China, meanwhile, has already begun adjusting its behaviour. In 2022, Beijing’s financial regulators published new lending guidelines to ensure that environmental risks are minimised both domestically and internationally. These guidelines are not perfect and have already been criticised for falling short, but they are an improvement over the previous rules and explicitly call for lenders to “actively support” a greener BRI. Furthermore, the guidelines allow for stakeholders besides lenders and borrowers to voice their grievances on BRI projects, by calling on banks and insurance companies to establish response mechanisms for projects that could be environmentally or socially risky.
When cooperation is largely unfeasible, healthy competition can be fruitful if properly managed.
Time will tell if US-China competition yields positive spillovers similar to those seen during the Space Race, but thus far the prospects are encouraging. One big advantage of our generation is that Beijing and Washington are far too interdependent to form separate spheres of influence and threaten apocalyptic global conflict. Certainly, competition between Washington and Beijing could have negative side effects, or even turn deadly, especially in regard to China’s “red line” issues like reunifying Taiwan. The key insight from history and present-day instances of great power competition is not that competition is desirable in its own right, but that when cooperation is largely unfeasible, healthy competition can be fruitful if properly managed.
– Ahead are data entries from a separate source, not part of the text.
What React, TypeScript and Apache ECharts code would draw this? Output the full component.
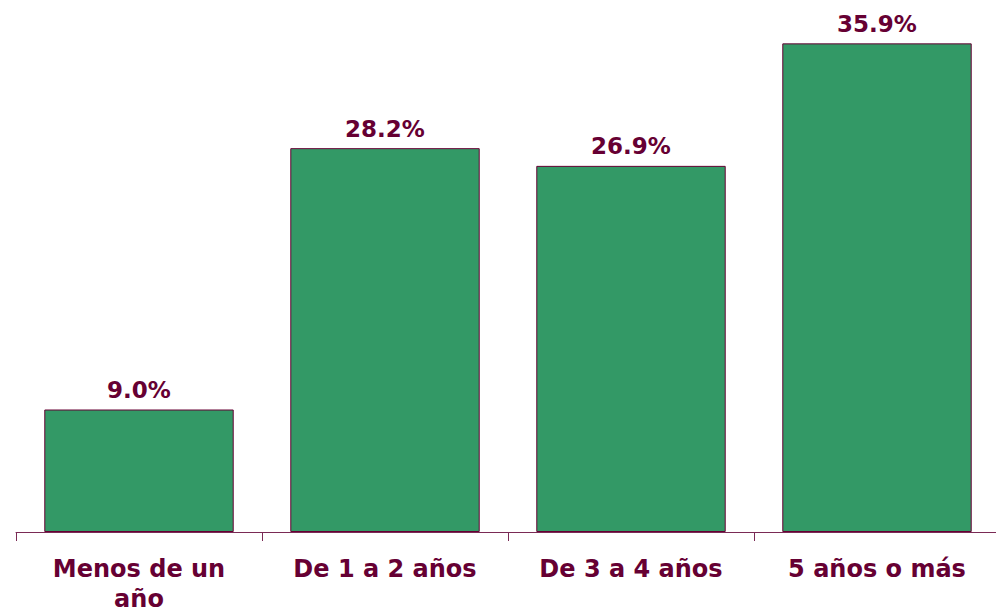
import React, { useEffect, useRef } from "react";
import * as echarts from "echarts";

const categories = ["Menos de un\naño", "De 1 a 2 años", "De 3 a 4 años", "5 años o más"];
const values = [9.0, 28.2, 26.9, 35.9];

const LABEL_COLOR = "#660033";
const BAR_COLOR = "#339966";

export default function App() {
  const ref = useRef<HTMLDivElement>(null);
  useEffect(() => {
    if (!ref.current) return;
    const chart = echarts.init(ref.current, undefined, { renderer: "svg" });
    chart.setOption({
      animation: false,
      backgroundColor: "#ffffff",
      grid: { left: 16, right: 0, top: 42, bottom: 81, containLabel: false },
      xAxis: {
        type: "category",
        data: categories,
        axisLine: { show: true, lineStyle: { color: "#7a2a55", width: 1 } },
        axisTick: { show: true, length: 9, lineStyle: { color: "#7a2a55", width: 1 } },
        axisLabel: {
          interval: 0,
          margin: 22,
          color: LABEL_COLOR,
          fontFamily: "DejaVu Sans",
          fontWeight: "bold",
          fontSize: 24,
          lineHeight: 30,
        },
      },
      yAxis: {
        type: "value",
        min: 0,
        max: 36,
        show: false,
        splitLine: { show: false },
      },
      series: [
        {
          type: "bar",
          data: values,
          barCategoryGap: "23%",
          itemStyle: { color: BAR_COLOR, borderColor: "#660033", borderWidth: 1 },
          label: {
            show: true,
            position: "top",
            distance: 8,
            formatter: (p: any) => p.value.toFixed(1) + "%",
            color: LABEL_COLOR,
            fontFamily: "DejaVu Sans",
            fontWeight: "bold",
            fontSize: 23,
          },
        },
      ],
    });
    return () => chart.dispose();
  }, []);
  return (
    <div
      style={{ position: "absolute", left: 0, top: 0, width: 996, height: 614, overflow: "hidden" }}
    >
      <div ref={ref} style={{ width: 1000, height: 614 }} />
    </div>
  );
}
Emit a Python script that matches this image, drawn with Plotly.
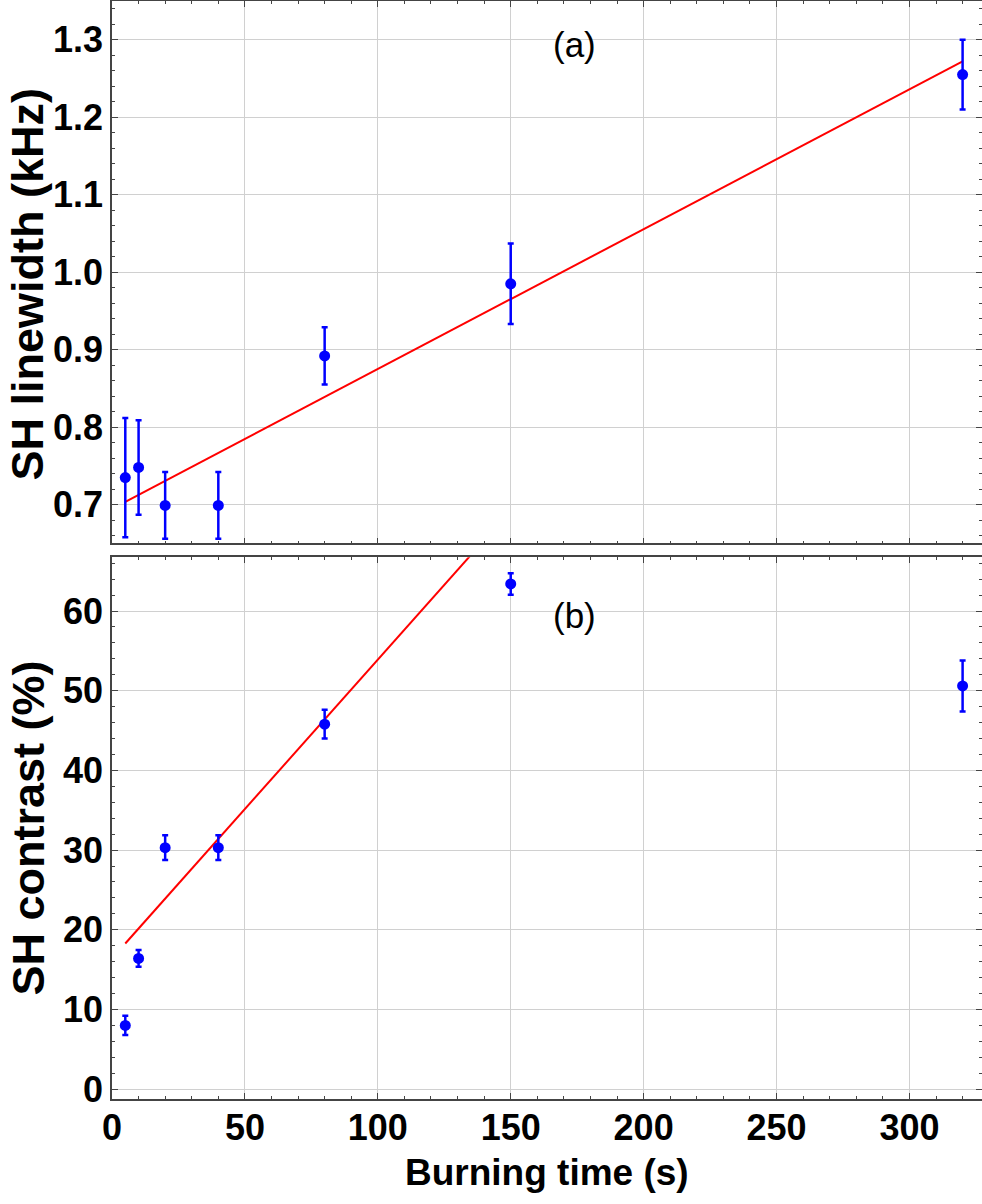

Imagine the possibilities if Washington established a “climate NASA” with a competitive spirit and funding equivalent to the Space Race, with the goal of beating Beijing to net zero or outdoing China in global renewable energy investment? Maybe future historians will see BRI as another Sputnik moment and write of the “Green Race” that averted the climate crisis and unleashed a new wave of technology.
But enough imagining for now – let the competition begin.